• INFORMATION SHOWN:
▬▬▬▬▬▬▬▬▬▬

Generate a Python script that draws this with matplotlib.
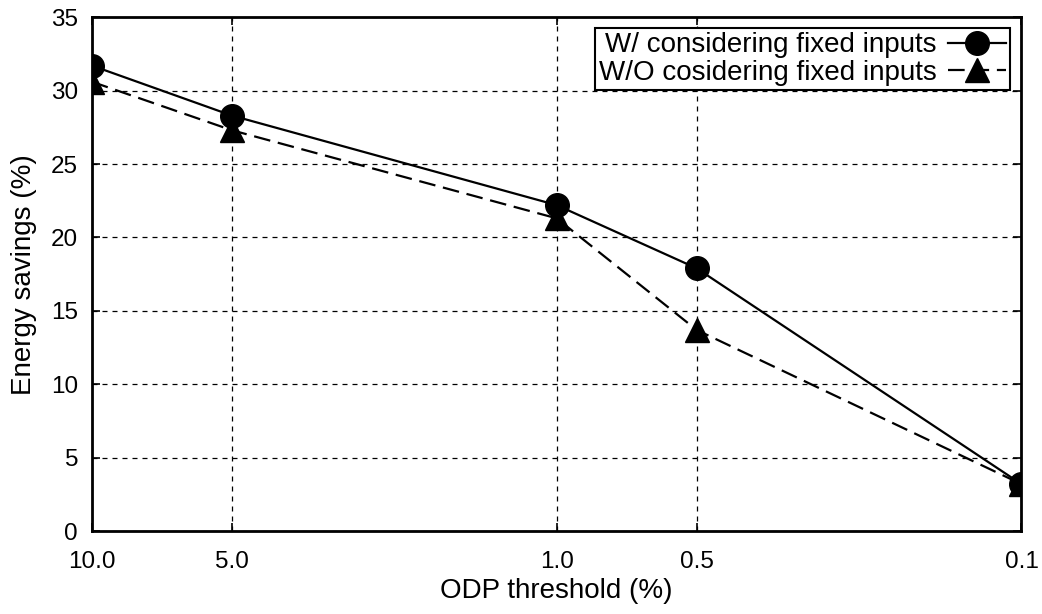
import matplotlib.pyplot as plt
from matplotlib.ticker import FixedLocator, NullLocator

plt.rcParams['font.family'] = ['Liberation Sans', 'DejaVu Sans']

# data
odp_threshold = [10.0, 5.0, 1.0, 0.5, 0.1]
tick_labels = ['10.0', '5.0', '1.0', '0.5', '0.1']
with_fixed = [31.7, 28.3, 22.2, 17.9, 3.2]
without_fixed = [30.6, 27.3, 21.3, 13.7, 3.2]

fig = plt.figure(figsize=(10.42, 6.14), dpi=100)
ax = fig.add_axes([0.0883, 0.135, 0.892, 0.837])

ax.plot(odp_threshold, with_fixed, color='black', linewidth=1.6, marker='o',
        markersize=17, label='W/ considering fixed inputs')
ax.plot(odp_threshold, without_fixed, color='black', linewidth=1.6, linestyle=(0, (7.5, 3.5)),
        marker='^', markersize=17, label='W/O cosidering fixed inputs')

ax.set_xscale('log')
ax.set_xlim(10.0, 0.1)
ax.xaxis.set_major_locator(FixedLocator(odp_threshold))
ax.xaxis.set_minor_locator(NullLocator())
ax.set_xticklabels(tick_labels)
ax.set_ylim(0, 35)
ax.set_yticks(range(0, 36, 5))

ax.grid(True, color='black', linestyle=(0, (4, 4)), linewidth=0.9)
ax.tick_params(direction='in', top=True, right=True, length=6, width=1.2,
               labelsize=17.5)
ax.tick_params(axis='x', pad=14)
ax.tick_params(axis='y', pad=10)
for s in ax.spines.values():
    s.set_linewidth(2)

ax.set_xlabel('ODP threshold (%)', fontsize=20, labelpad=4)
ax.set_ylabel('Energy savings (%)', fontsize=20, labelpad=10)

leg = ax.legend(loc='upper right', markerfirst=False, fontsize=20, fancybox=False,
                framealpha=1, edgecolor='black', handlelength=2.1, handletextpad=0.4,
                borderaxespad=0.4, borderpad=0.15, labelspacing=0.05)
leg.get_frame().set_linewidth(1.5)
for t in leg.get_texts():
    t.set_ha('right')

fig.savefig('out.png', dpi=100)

▬▬▬▬▬▬▬▬▬▬

• DIRECTION:
Copy the material above exactly and drop the pictures.

• REPLY:
Generate a Python script that draws this with matplotlib.
import matplotlib.pyplot as plt
from matplotlib.ticker import FixedLocator, NullLocator

plt.rcParams['font.family'] = ['Liberation Sans', 'DejaVu Sans']

# data
odp_threshold = [10.0, 5.0, 1.0, 0.5, 0.1]
tick_labels = ['10.0', '5.0', '1.0', '0.5', '0.1']
with_fixed = [31.7, 28.3, 22.2, 17.9, 3.2]
without_fixed = [30.6, 27.3, 21.3, 13.7, 3.2]

fig = plt.figure(figsize=(10.42, 6.14), dpi=100)
ax = fig.add_axes([0.0883, 0.135, 0.892, 0.837])

ax.plot(odp_threshold, with_fixed, color='black', linewidth=1.6, marker='o',
        markersize=17, label='W/ considering fixed inputs')
ax.plot(odp_threshold, without_fixed, color='black', linewidth=1.6, linestyle=(0, (7.5, 3.5)),
        marker='^', markersize=17, label='W/O cosidering fixed inputs')

ax.set_xscale('log')
ax.set_xlim(10.0, 0.1)
ax.xaxis.set_major_locator(FixedLocator(odp_threshold))
ax.xaxis.set_minor_locator(NullLocator())
ax.set_xticklabels(tick_labels)
ax.set_ylim(0, 35)
ax.set_yticks(range(0, 36, 5))

ax.grid(True, color='black', linestyle=(0, (4, 4)), linewidth=0.9)
ax.tick_params(direction='in', top=True, right=True, length=6, width=1.2,
               labelsize=17.5)
ax.tick_params(axis='x', pad=14)
ax.tick_params(axis='y', pad=10)
for s in ax.spines.values():
    s.set_linewidth(2)

ax.set_xlabel('ODP threshold (%)', fontsize=20, labelpad=4)
ax.set_ylabel('Energy savings (%)', fontsize=20, labelpad=10)

leg = ax.legend(loc='upper right', markerfirst=False, fontsize=20, fancybox=False,
                framealpha=1, edgecolor='black', handlelength=2.1, handletextpad=0.4,
                borderaxespad=0.4, borderpad=0.15, labelspacing=0.05)
leg.get_frame().set_linewidth(1.5)
for t in leg.get_texts():
    t.set_ha('right')

fig.savefig('out.png', dpi=100)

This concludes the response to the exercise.